** Begin Dataset excerpts **

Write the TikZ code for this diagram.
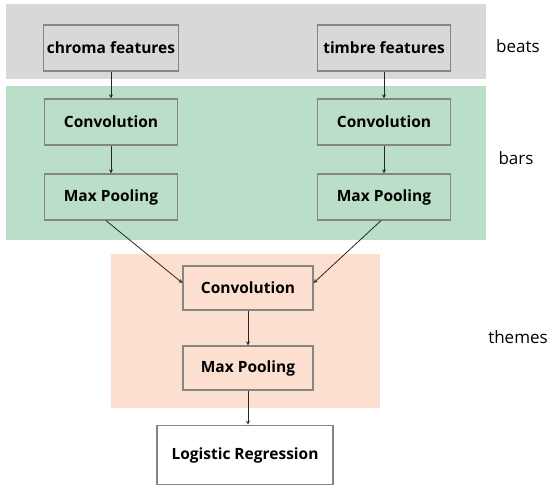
\documentclass[tikz,border=0pt]{standalone}
\usepackage{fontspec}
\setmainfont{Open Sans}
\definecolor{beatgray}{HTML}{D8D8D8}
\definecolor{bargreen}{HTML}{BBDEC8}
\definecolor{themepeach}{HTML}{FCDFCE}
\definecolor{boxgray}{HTML}{858585}
\begin{document}
\begin{tikzpicture}[x=1pt,y=-1pt,
    layer/.style={draw=boxgray, line width=1.2pt, minimum width=133pt, minimum height=46pt,
      font=\bfseries\fontsize{15.5}{18}\selectfont},
    level/.style={font=\fontsize{17}{20}\selectfont},
    flow/.style={->, line width=0.8pt, >=stealth, draw=black!85}]
    \useasboundingbox (0,0) rectangle (550,490);

    % bands
    \fill[beatgray] (6,4) rectangle (486,79);
    \fill[bargreen] (6,86) rectangle (486,240);
    \fill[themepeach] (111,254) rectangle (380,408);

    \node[level] (beats) at (518,46) {beats};
    \node[level] (bars) at (516,158) {bars};
    \node[level] (themes) at (518,337) {themes};

    % left column
    \node[layer] (chroma) at (111,48) {chroma features};
    \node[layer] (convl) at (111,122) {Convolution};
    \node[layer] (mpl) at (111,197) {Max Pooling};

    % right column
    \node[layer] (timbre) at (384,48) {timbre features};
    \node[layer] (convr) at (384,122) {Convolution};
    \node[layer] (mpr) at (384,197) {Max Pooling};

    % merged
    \node[layer, minimum width=130pt, minimum height=44pt] (conv) at (248,288) {Convolution};
    \node[layer, minimum width=130pt, minimum height=44pt] (mp) at (248,368) {Max Pooling};
    \node[layer, fill=white, line width=1.6pt, minimum width=176pt, minimum height=59pt] (logreg) at (245,455) {Logistic Regression};

    \draw[flow] (chroma) -- (convl);
    \draw[flow] (convl) -- (mpl);
    \draw[flow] (timbre) -- (convr);
    \draw[flow] (convr) -- (mpr);
    \draw[flow] ([xshift=-5pt]mpl.south) -- ([yshift=5pt]conv.west);
    \draw[flow] ([xshift=-3pt]mpr.south) -- ([yshift=5pt]conv.east);
    \draw[flow] (conv) -- (mp);
    \draw[flow] (mp.south) -- (mp.south |- logreg.north);
\end{tikzpicture}
\end{document}
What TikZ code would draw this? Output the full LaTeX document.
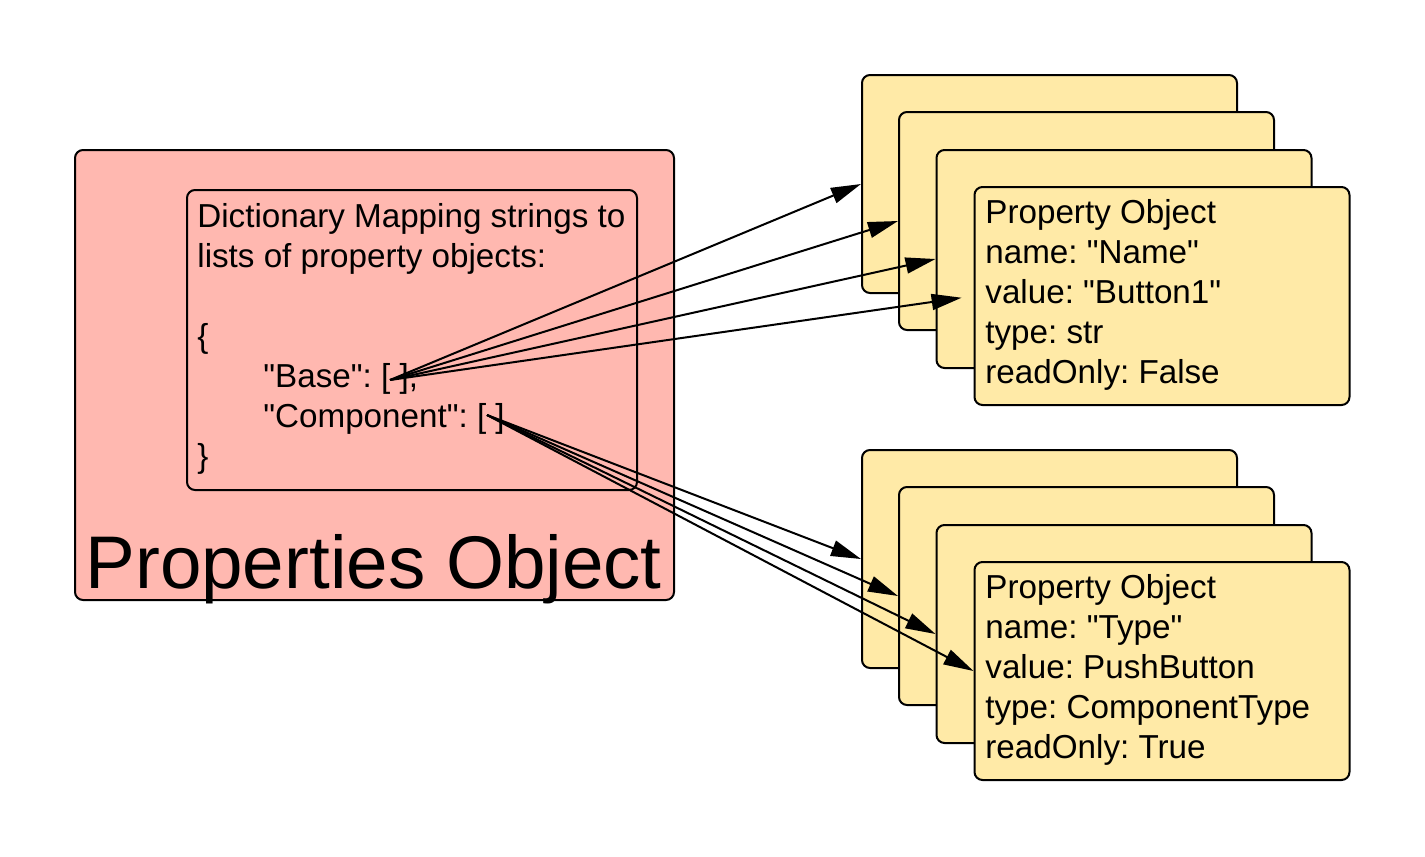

** End Dataset excerpts **

▶ **Task to carry out**:
Any pictures should be dropped; transcribe the rest of the records above exactly.

▶ **Written answer**:
Write the TikZ code for this diagram.
\documentclass[tikz,border=0pt]{standalone}
\usepackage{fontspec}
\setmainfont{Open Sans}
\definecolor{beatgray}{HTML}{D8D8D8}
\definecolor{bargreen}{HTML}{BBDEC8}
\definecolor{themepeach}{HTML}{FCDFCE}
\definecolor{boxgray}{HTML}{858585}
\begin{document}
\begin{tikzpicture}[x=1pt,y=-1pt,
    layer/.style={draw=boxgray, line width=1.2pt, minimum width=133pt, minimum height=46pt,
      font=\bfseries\fontsize{15.5}{18}\selectfont},
    level/.style={font=\fontsize{17}{20}\selectfont},
    flow/.style={->, line width=0.8pt, >=stealth, draw=black!85}]
    \useasboundingbox (0,0) rectangle (550,490);

    % bands
    \fill[beatgray] (6,4) rectangle (486,79);
    \fill[bargreen] (6,86) rectangle (486,240);
    \fill[themepeach] (111,254) rectangle (380,408);

    \node[level] (beats) at (518,46) {beats};
    \node[level] (bars) at (516,158) {bars};
    \node[level] (themes) at (518,337) {themes};

    % left column
    \node[layer] (chroma) at (111,48) {chroma features};
    \node[layer] (convl) at (111,122) {Convolution};
    \node[layer] (mpl) at (111,197) {Max Pooling};

    % right column
    \node[layer] (timbre) at (384,48) {timbre features};
    \node[layer] (convr) at (384,122) {Convolution};
    \node[layer] (mpr) at (384,197) {Max Pooling};

    % merged
    \node[layer, minimum width=130pt, minimum height=44pt] (conv) at (248,288) {Convolution};
    \node[layer, minimum width=130pt, minimum height=44pt] (mp) at (248,368) {Max Pooling};
    \node[layer, fill=white, line width=1.6pt, minimum width=176pt, minimum height=59pt] (logreg) at (245,455) {Logistic Regression};

    \draw[flow] (chroma) -- (convl);
    \draw[flow] (convl) -- (mpl);
    \draw[flow] (timbre) -- (convr);
    \draw[flow] (convr) -- (mpr);
    \draw[flow] ([xshift=-5pt]mpl.south) -- ([yshift=5pt]conv.west);
    \draw[flow] ([xshift=-3pt]mpr.south) -- ([yshift=5pt]conv.east);
    \draw[flow] (conv) -- (mp);
    \draw[flow] (mp.south) -- (mp.south |- logreg.north);
\end{tikzpicture}
\end{document}
What TikZ code would draw this? Output the full LaTeX document.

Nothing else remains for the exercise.